次の瞬間、体の奥底から、静かに力が湧き上がった。全ステータスが引き上げられる感覚。筋肉の張り、神経の鋭さ、視界のクリアさ、すべてが一段階引き上げられた。何より――痛みが、薄い。
「……これ、いいな」
丈一郎は、走り出す。結果、5分もかからずに拠点のホテルにたどり着いた。
部屋のベッドへ恵理をそっと寝かせる。呼吸は浅い。額には玉のような汗。上着を脱がせると、左手の甲から始まった赤黒い浸食が、すでに肩まで広がっていた。
(……やばいな)
恵理は苦しそうにうなされていた。何か言葉をつぶやいているが、聞き取れない。丈一郎は、拳をぎゅっと握った。
(……助けるか、放っておくか)
正直、ヘリから飛び出した瞬間は考えていなかった。ただ、目の前で落ちていく人を見捨てるなんて無理だった。冷静になった今、この状況はあまりに重い。
(……たしか、舞は“恵理”って呼んでたな)
舞の同僚――きっと、職場での友達だったんだろう。けれど、丈一郎にとっては、名前も顔も今日初めて知った人だ。
(眷属転化……使えば、まだ助かる可能性はある)
スキルの説明を見返す。
▼《眷属転化》
噛みついた人間を感染させ、自身の“眷属”とする。
眷属になった対象は主の命令には従うが、自我を失わない。
また、眷属になった対象には自身のスキルを任意で譲渡可能。
ゾンビウイルスに感染している対象には、眷属因子を上書きするが可能。ただし完全にゾンビになった場合は不可。
眷属化できる人数は、自身のレベル10ごとに1人。
スキル説明を閉じ、恵理に視線を戻す。今の感染状況であれば…間に合う。ただ、初めて使うスキルだ。何が起こるか、リスクもわからない。

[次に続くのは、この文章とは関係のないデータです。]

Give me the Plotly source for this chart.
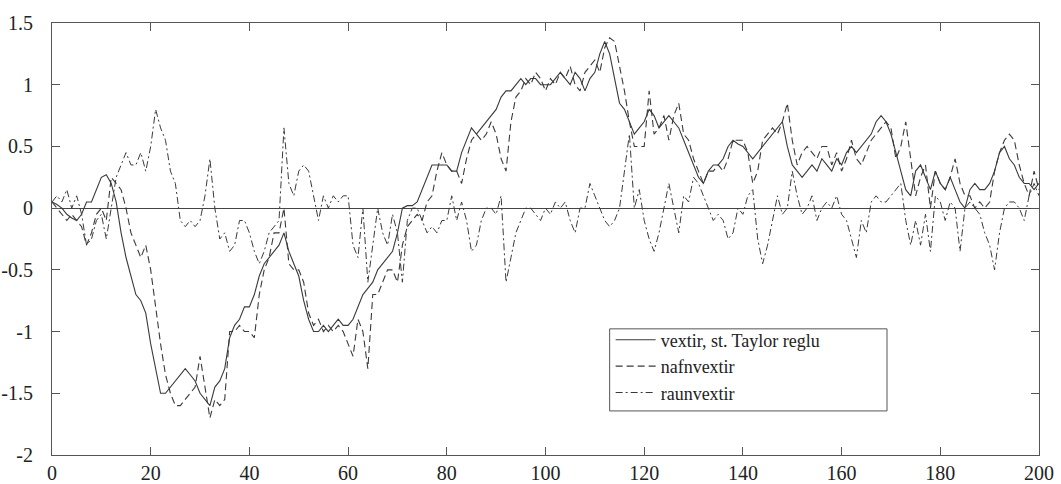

それに、眷属転化の枠は限られている。レベル10ごとに1人――つまり、慎重に使わなければならない大切なリソースだった。
(……知り合いでもない人に、使っていいのか?)
なにより、恵理本人の意思すら聞いていない。
(無理やり眷属化して……それでいいのか?)
悩む丈一郎の脳裏に、ふと浮かんだ。舞の顔だ。もし、恵理がこのまま死んだら、舞は絶対に自分を責めるだろう。彼女に自分を責めさせたくなかった。
……いや、それは言い訳だ。舞や恵理がどうこうではない。救える力があって、目の前に救える人がいるのに救わなければ、俺が後悔する。
(……結局自己満足だ。助けれるなら、助ける)
丈一郎は、静かに覚悟を決めた。後のことは後から考えればいい。今はただ、目の前の命を救う。ゆっくりと右手を伸ばし、恵理の冷たくなりかけた右肩に触れる。体温が、かすかに感じられた。そして、丈一郎は体を屈めて恵理の首元に優しく噛みついた。
《――眷属転化を実行します》
アナウンスが表示される。直後、恵理の体がうっすらと輝き出した。